The term Capitalism is quite vague, and can refer to some very different things. Unfortunately, economic jargon has become conflated to the point that it’s difficult to have a conversation regarding the topic without invoking hated symbols of… whatever it is that people get offended by these days. To avoid confusion, we’ll start by defining some terms. Note that my definitions may differ from yours.

Statism

Statism is what you get when you cross capitalism with an authoritarian government. Prime examples litter Asia and Africa, from nations like Japan where the system works remarkably well, to sub-Saharan Africa where dictators pretend at capitalism so that they can participate in the global economy. The unifying characteristic of statist economies is that the state owns vast sectors of the economy. Sometimes the ownership is explicit and politicians run the major corporations in the state. In other cases, corporations are controlled by the state via regulations - functionally equivalent but harder to recognize. Because the state owns and runs the economy, market forces such as competition are a detriment. Therefore, statist regimes are characterized by state owned monopolies.

Corporatism

Corporatism, also called crony captalism, is the inverse of statism. While under statism the state controls the copropations, under coproratism the corporations control the state. In many situations, this control takes the form of lobbying the state for regulations that promote monopolies and deter competition. Therefore, coproratist regimes are characterized by privately owned monopolies.

Free Market Capitalism

Free market capitalism is neither statism nor corporatism. Unlike the monopolistic tendencies of statism and corporatism, under free market capitalism, every business is subject to free market forces such as competition; companies are free to innovate, and consumers are free to choose who to buy from. Free market economies are characterized by many small privately owned businesses, few monopolies, and minimal state control.

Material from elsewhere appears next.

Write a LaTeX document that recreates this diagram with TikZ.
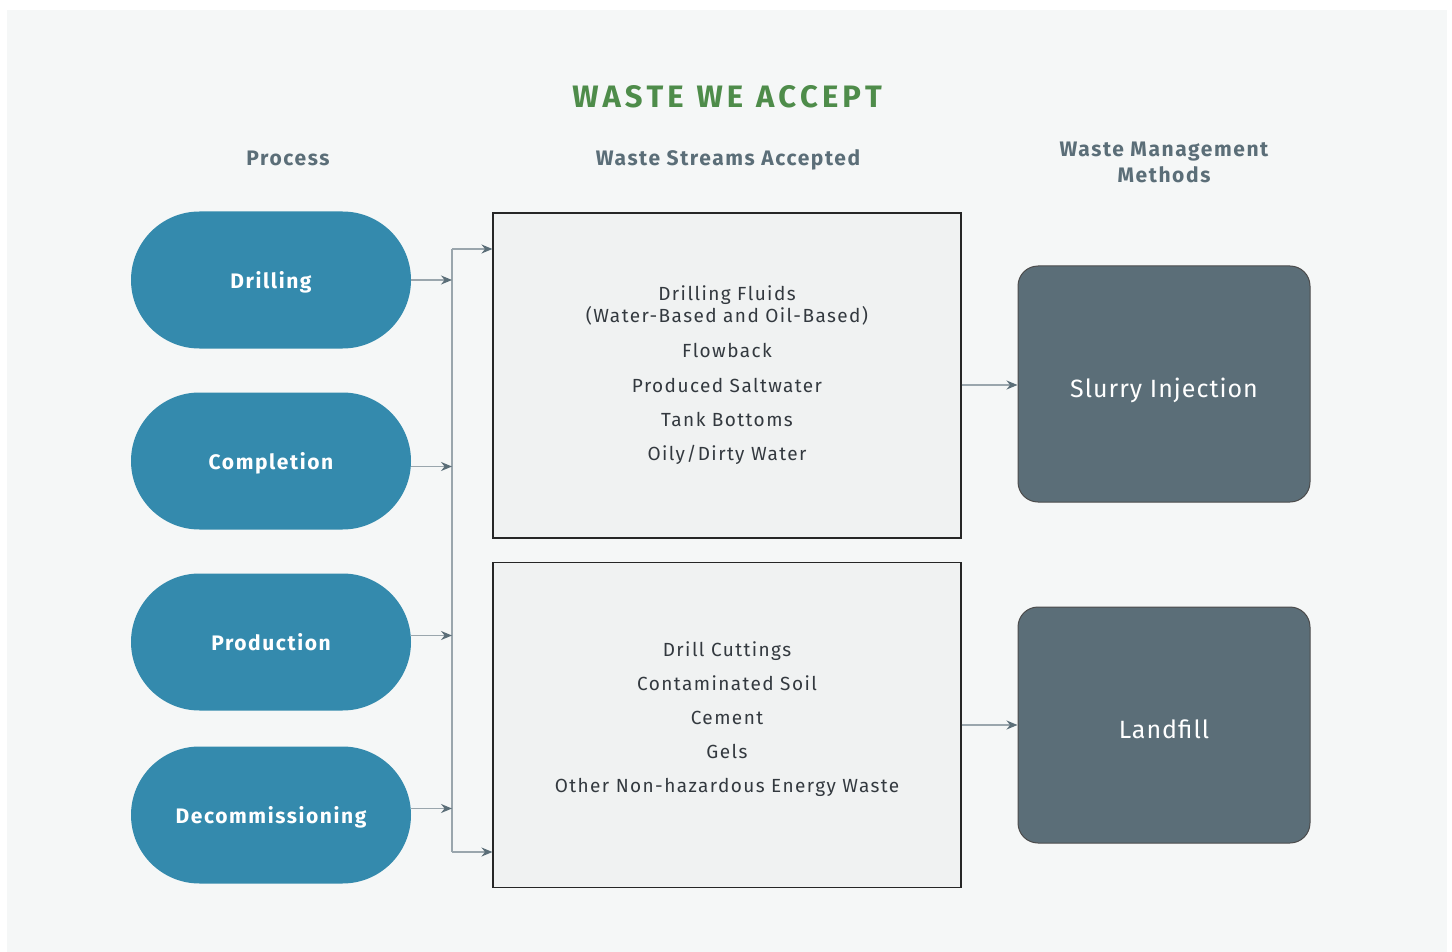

When economists condone capitalism, they are most likely referring to the free market variety. But when hippies rail against the evils of capitalism, they typically refer to corporatism (they should object to statism too, but if they’re socialist, that would be the perceived solution). This mismatch of terminology causes almost every attempted debate regarding economics to devolve into a confused muddle as everyone involved gets stuck at the apparent illogicalness of their opponent’s reasoning.

Now that we’ve ironed out the terminology, here’s the question that I would like to pose: It seems that free market capitalisms can become corrupted into statism or corporatism. Are free markets stable? Or are they unstable points that will always slide one way or the other?

I’ll take a shot at an answer. Statisms and corporatisms both rely on the abuse of state power, and as we all know, power tends to corrupt. I’d wager that, given a powerful state, free market capitalism will always morph into one of its corrupt counterparts. Given a limited state, however, it’s much more difficult to pull off such a power grab. Not impossible, just difficult - creating a corporatism requires building and maintaining an empire, and bolstering the state so that it can be used to enforce the monopoly. The Rockefellers managed to pull it off. From a corporatism, transitioning to a statism is easy; it’s the natural reaction of terrified voters attempting to take back control from monopolies - not to disperse the control among the people, but to consolidate it into the trusted state.

Where do we go from here? How can we get back to a free market? Can state power be walked back, or is it necessarily non-decreasing? I don’t have the answers. History says no, that human nature is to build an empire until it’s too big to stand, then mourn its fall. I pray we can prove history wrong.